Given data:
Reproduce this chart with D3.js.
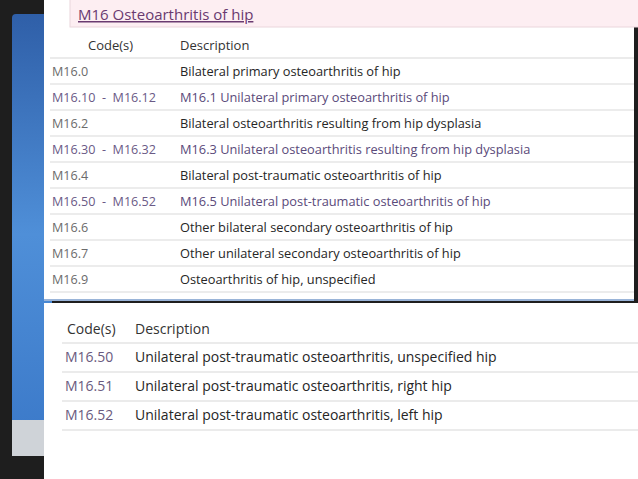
<!DOCTYPE html>
<html><head><meta charset="utf-8">
<script src="https://cdn.jsdelivr.net/npm/d3@7"></script>
<style>body{margin:0;background:#1e1e1e;overflow:hidden}</style>
</head><body>
<svg id="c" width="638" height="479"></svg>
<script>
var title = "M16 Osteoarthritis of hip";
var topCodes = ["M16.0","M16.10  -  M16.12","M16.2","M16.30  -  M16.32","M16.4","M16.50  -  M16.52","M16.6","M16.7","M16.9"];
var topDescs = ["Bilateral primary osteoarthritis of hip","M16.1 Unilateral primary osteoarthritis of hip","Bilateral osteoarthritis resulting from hip dysplasia","M16.3 Unilateral osteoarthritis resulting from hip dysplasia","Bilateral post-traumatic osteoarthritis of hip","M16.5 Unilateral post-traumatic osteoarthritis of hip","Other bilateral secondary osteoarthritis of hip","Other unilateral secondary osteoarthritis of hip","Osteoarthritis of hip, unspecified"];
var topIsRange = [false,true,false,true,false,true,false,false,false];
var subCodes = ["M16.50","M16.51","M16.52"];
var subDescs = ["Unilateral post-traumatic osteoarthritis, unspecified hip","Unilateral post-traumatic osteoarthritis, right hip","Unilateral post-traumatic osteoarthritis, left hip"];

var svg = d3.select("#c");
var font = "'Open Sans', sans-serif";

// backdrop
var defs = svg.append("defs");
var gr = defs.append("linearGradient").attr("id","blue").attr("x1",0).attr("x2",0).attr("y1",0).attr("y2",1);
gr.append("stop").attr("offset","0").attr("stop-color","#2f5fa8");
gr.append("stop").attr("offset","0.5").attr("stop-color","#4f8fd8");
gr.append("stop").attr("offset","1").attr("stop-color","#3a78c8");
svg.append("rect").attr("x",12).attr("y",14).attr("width",40).attr("height",440).attr("rx",4).attr("fill","url(#blue)");
svg.append("rect").attr("x",12).attr("y",420).attr("width",40).attr("height",36).attr("fill","#cfd3d8");

// top panel
svg.append("rect").attr("x",44).attr("y",0).attr("width",590).attr("height",300).attr("fill","#fff");
svg.append("rect").attr("x",70).attr("y",-2).attr("width",570).attr("height",29).attr("fill","#fdeef2").attr("stroke","#ead6dc");
svg.append("text").attr("x",78).attr("y",20).attr("font-family",font).attr("font-size",15)
  .attr("fill","#6a3a70").attr("text-decoration","underline").text(title);

var yTop = d3.scaleBand().domain(d3.range(topCodes.length)).range([58,292]).paddingInner(0);
svg.append("text").attr("x",88).attr("y",50).attr("font-family",font).attr("font-size",13).attr("fill","#333").text("Code(s)");
svg.append("text").attr("x",180).attr("y",50).attr("font-family",font).attr("font-size",13).attr("fill","#333").text("Description");
svg.append("line").attr("x1",50).attr("x2",634).attr("y1",58).attr("y2",58).attr("stroke","#e4e4e4").attr("stroke-width",1.5);

var tr = svg.selectAll("g.tr").data(d3.range(topCodes.length)).enter().append("g")
  .attr("transform", function(i){ return "translate(0," + yTop(i) + ")"; });
tr.append("line").attr("x1",50).attr("x2",634).attr("y1",yTop.bandwidth()).attr("y2",yTop.bandwidth()).attr("stroke","#e6e6e6").attr("stroke-width",1.5);
tr.append("text").attr("x",52).attr("y",18).attr("font-family",font).attr("font-size",12.6)
  .attr("fill", function(i){ return topIsRange[i] ? "#6a5a86" : "#6b6b6b"; })
  .attr("xml:space","preserve").style("white-space","pre").text(function(i){ return topCodes[i]; });
tr.append("text").attr("x",180).attr("y",18).attr("font-family",font).attr("font-size",12.8)
  .attr("fill", function(i){ return topIsRange[i] ? "#5a4a7a" : "#262626"; })
  .text(function(i){ return topDescs[i]; });
svg.append("line").attr("x1",44).attr("x2",634).attr("y1",300).attr("y2",300).attr("stroke","#9ab4d8").attr("stroke-width",2);

// bottom panel
svg.append("rect").attr("x",44).attr("y",303).attr("width",594).attr("height",176).attr("fill","#fff");
svg.append("text").attr("x",67).attr("y",334).attr("font-family",font).attr("font-size",14).attr("fill","#333").text("Code(s)");
svg.append("text").attr("x",135).attr("y",334).attr("font-family",font).attr("font-size",14).attr("fill","#333").text("Description");
var yBot = d3.scaleBand().domain(d3.range(subCodes.length)).range([343,430]);
svg.append("line").attr("x1",62).attr("x2",638).attr("y1",343).attr("y2",343).attr("stroke","#e4e4e4").attr("stroke-width",1.5);
var br = svg.selectAll("g.br").data(d3.range(subCodes.length)).enter().append("g")
  .attr("transform", function(i){ return "translate(0," + yBot(i) + ")"; });
br.append("line").attr("x1",62).attr("x2",638).attr("y1",yBot.bandwidth()).attr("y2",yBot.bandwidth()).attr("stroke","#e4e4e4").attr("stroke-width",1.5);
br.append("text").attr("x",65).attr("y",19).attr("font-family",font).attr("font-size",14).attr("fill","#6a5a7e").text(function(i){ return subCodes[i]; });
br.append("text").attr("x",135).attr("y",19).attr("font-family",font).attr("font-size",14).attr("fill","#262626").text(function(i){ return subDescs[i]; });
</script>
</body></html>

Instructions for the task:
In the copy, include no pictures; restate the listing above exactly.

The response:
Reproduce this chart with D3.js.
<!DOCTYPE html>
<html><head><meta charset="utf-8">
<script src="https://cdn.jsdelivr.net/npm/d3@7"></script>
<style>body{margin:0;background:#1e1e1e;overflow:hidden}</style>
</head><body>
<svg id="c" width="638" height="479"></svg>
<script>
var title = "M16 Osteoarthritis of hip";
var topCodes = ["M16.0","M16.10  -  M16.12","M16.2","M16.30  -  M16.32","M16.4","M16.50  -  M16.52","M16.6","M16.7","M16.9"];
var topDescs = ["Bilateral primary osteoarthritis of hip","M16.1 Unilateral primary osteoarthritis of hip","Bilateral osteoarthritis resulting from hip dysplasia","M16.3 Unilateral osteoarthritis resulting from hip dysplasia","Bilateral post-traumatic osteoarthritis of hip","M16.5 Unilateral post-traumatic osteoarthritis of hip","Other bilateral secondary osteoarthritis of hip","Other unilateral secondary osteoarthritis of hip","Osteoarthritis of hip, unspecified"];
var topIsRange = [false,true,false,true,false,true,false,false,false];
var subCodes = ["M16.50","M16.51","M16.52"];
var subDescs = ["Unilateral post-traumatic osteoarthritis, unspecified hip","Unilateral post-traumatic osteoarthritis, right hip","Unilateral post-traumatic osteoarthritis, left hip"];

var svg = d3.select("#c");
var font = "'Open Sans', sans-serif";

// backdrop
var defs = svg.append("defs");
var gr = defs.append("linearGradient").attr("id","blue").attr("x1",0).attr("x2",0).attr("y1",0).attr("y2",1);
gr.append("stop").attr("offset","0").attr("stop-color","#2f5fa8");
gr.append("stop").attr("offset","0.5").attr("stop-color","#4f8fd8");
gr.append("stop").attr("offset","1").attr("stop-color","#3a78c8");
svg.append("rect").attr("x",12).attr("y",14).attr("width",40).attr("height",440).attr("rx",4).attr("fill","url(#blue)");
svg.append("rect").attr("x",12).attr("y",420).attr("width",40).attr("height",36).attr("fill","#cfd3d8");

// top panel
svg.append("rect").attr("x",44).attr("y",0).attr("width",590).attr("height",300).attr("fill","#fff");
svg.append("rect").attr("x",70).attr("y",-2).attr("width",570).attr("height",29).attr("fill","#fdeef2").attr("stroke","#ead6dc");
svg.append("text").attr("x",78).attr("y",20).attr("font-family",font).attr("font-size",15)
  .attr("fill","#6a3a70").attr("text-decoration","underline").text(title);

var yTop = d3.scaleBand().domain(d3.range(topCodes.length)).range([58,292]).paddingInner(0);
svg.append("text").attr("x",88).attr("y",50).attr("font-family",font).attr("font-size",13).attr("fill","#333").text("Code(s)");
svg.append("text").attr("x",180).attr("y",50).attr("font-family",font).attr("font-size",13).attr("fill","#333").text("Description");
svg.append("line").attr("x1",50).attr("x2",634).attr("y1",58).attr("y2",58).attr("stroke","#e4e4e4").attr("stroke-width",1.5);

var tr = svg.selectAll("g.tr").data(d3.range(topCodes.length)).enter().append("g")
  .attr("transform", function(i){ return "translate(0," + yTop(i) + ")"; });
tr.append("line").attr("x1",50).attr("x2",634).attr("y1",yTop.bandwidth()).attr("y2",yTop.bandwidth()).attr("stroke","#e6e6e6").attr("stroke-width",1.5);
tr.append("text").attr("x",52).attr("y",18).attr("font-family",font).attr("font-size",12.6)
  .attr("fill", function(i){ return topIsRange[i] ? "#6a5a86" : "#6b6b6b"; })
  .attr("xml:space","preserve").style("white-space","pre").text(function(i){ return topCodes[i]; });
tr.append("text").attr("x",180).attr("y",18).attr("font-family",font).attr("font-size",12.8)
  .attr("fill", function(i){ return topIsRange[i] ? "#5a4a7a" : "#262626"; })
  .text(function(i){ return topDescs[i]; });
svg.append("line").attr("x1",44).attr("x2",634).attr("y1",300).attr("y2",300).attr("stroke","#9ab4d8").attr("stroke-width",2);

// bottom panel
svg.append("rect").attr("x",44).attr("y",303).attr("width",594).attr("height",176).attr("fill","#fff");
svg.append("text").attr("x",67).attr("y",334).attr("font-family",font).attr("font-size",14).attr("fill","#333").text("Code(s)");
svg.append("text").attr("x",135).attr("y",334).attr("font-family",font).attr("font-size",14).attr("fill","#333").text("Description");
var yBot = d3.scaleBand().domain(d3.range(subCodes.length)).range([343,430]);
svg.append("line").attr("x1",62).attr("x2",638).attr("y1",343).attr("y2",343).attr("stroke","#e4e4e4").attr("stroke-width",1.5);
var br = svg.selectAll("g.br").data(d3.range(subCodes.length)).enter().append("g")
  .attr("transform", function(i){ return "translate(0," + yBot(i) + ")"; });
br.append("line").attr("x1",62).attr("x2",638).attr("y1",yBot.bandwidth()).attr("y2",yBot.bandwidth()).attr("stroke","#e4e4e4").attr("stroke-width",1.5);
br.append("text").attr("x",65).attr("y",19).attr("font-family",font).attr("font-size",14).attr("fill","#6a5a7e").text(function(i){ return subCodes[i]; });
br.append("text").attr("x",135).attr("y",19).attr("font-family",font).attr("font-size",14).attr("fill","#262626").text(function(i){ return subDescs[i]; });
</script>
</body></html>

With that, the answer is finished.